Suicide bomber kills five in Tel Aviv
A suicide bomber blew himself up on a crowded bus a busy Tel Aviv street at lunch-time today, killing at least five other people and wounding 49 in the second such attack in two days.
The bomber detonated his deadly device as the bus was driving on Allenby Street, in the heart of a teeming restaurant and business district.
One witness said he saw bodies being hurled from the bus. “There were arms and legs on the ground. It was a horror,” said restaurateur Shmuel Salomon.
There was no immediate claim of responsibility. Yesterday’s attack, in which a suicide bomber blew himself at a bus stop in northern Israel and also killed an Israeli policeman, was claimed by the militant Islamic Jihad group.
Israeli Defence Minister Binyamin Ben-Eliezer convened army commanders for consultations on how to respond. Israeli troops already occupy most Palestinian towns in the West Bank and confine hundreds of thousands of residents their to their homes to try to keep militants out of Israel.
However, troops lifted the curfew in the town of Jenin for several hours on Tuesday for the first time in weeks, and there was some speculation that the recent days attackers may have come from the town, a hotbed of militants.
Today’s went off just after 1 pm (1100 Irish time), outside one of the major synagogues in Tel Aviv, across the street from a Starbuck’s coffee shop and a block away from the Tel Aviv Stock Exchange.
A witness, who only gave her first name, Sarit, said she saw a large cloud of smoke.
”People came out to help with first aid.

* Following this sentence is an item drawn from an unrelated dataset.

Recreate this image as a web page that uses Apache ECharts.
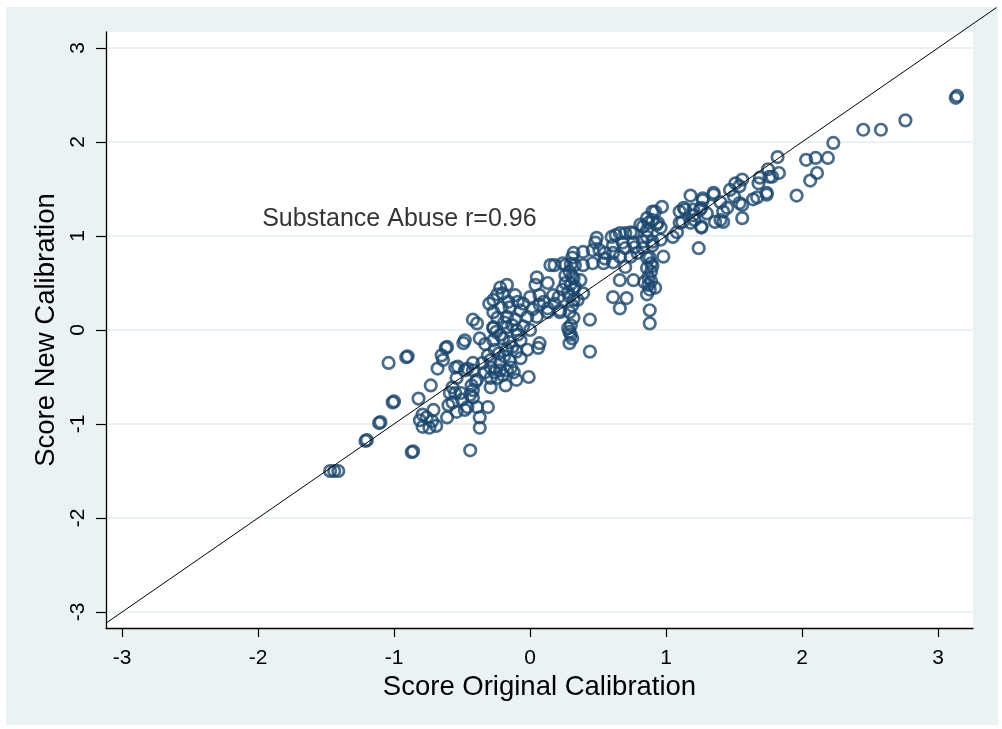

We’re trying to give them water. We saw the front of the bus and it apparently caught on fire,” she said.
The blast scorched the bus and blew out its windows.
One man with blood over his bare chest was wheeled away by paramedics. Another sat on the pavement, crying.
Religious volunteers in white overalls later searched the area, picking bits of flesh and placing them into plastic bags. Jewish law requires burial of the entire body.
Mark Sofer, an official in the Israeli Foreign Ministry, said that ”once again, the utter bestiality of Palestinian terrorism has reared its ugly head, on a bus in Tel Aviv.”
Sofer held the Palestinian Authority responsible, saying it had done nothing to rein in militants.
Palestinian leader Yasser Arafat has condemned attacks on Israeli civilians - most recently in a speech to parliament last week - though Israel accuses him of doing little to prevent them. The Palestinians say Israel’s military strikes have rendered their security services powerless against the militants.
A spokesman for the Islamic militant group Hamas, Abdel Aziz Rantisi, said he did not know who was behind the attack but welcomed it.
”The Zionists are paying for the crimes and terrorism of their leaders and they should know that we are the real owners of this land and we would never give it up,” he said.
Allenby Street has previously been targeted by Palestinian militants. On March 30, a suicide bomber from the Al Aqsa Martyrs Brigade, a militia linked to Arafat’s Fatah movement, walked into a café on Allenby Street and blew himself up, killing one woman and wounding 30 people.
Before this week, there had been no suicide bombings in Israel since August 4.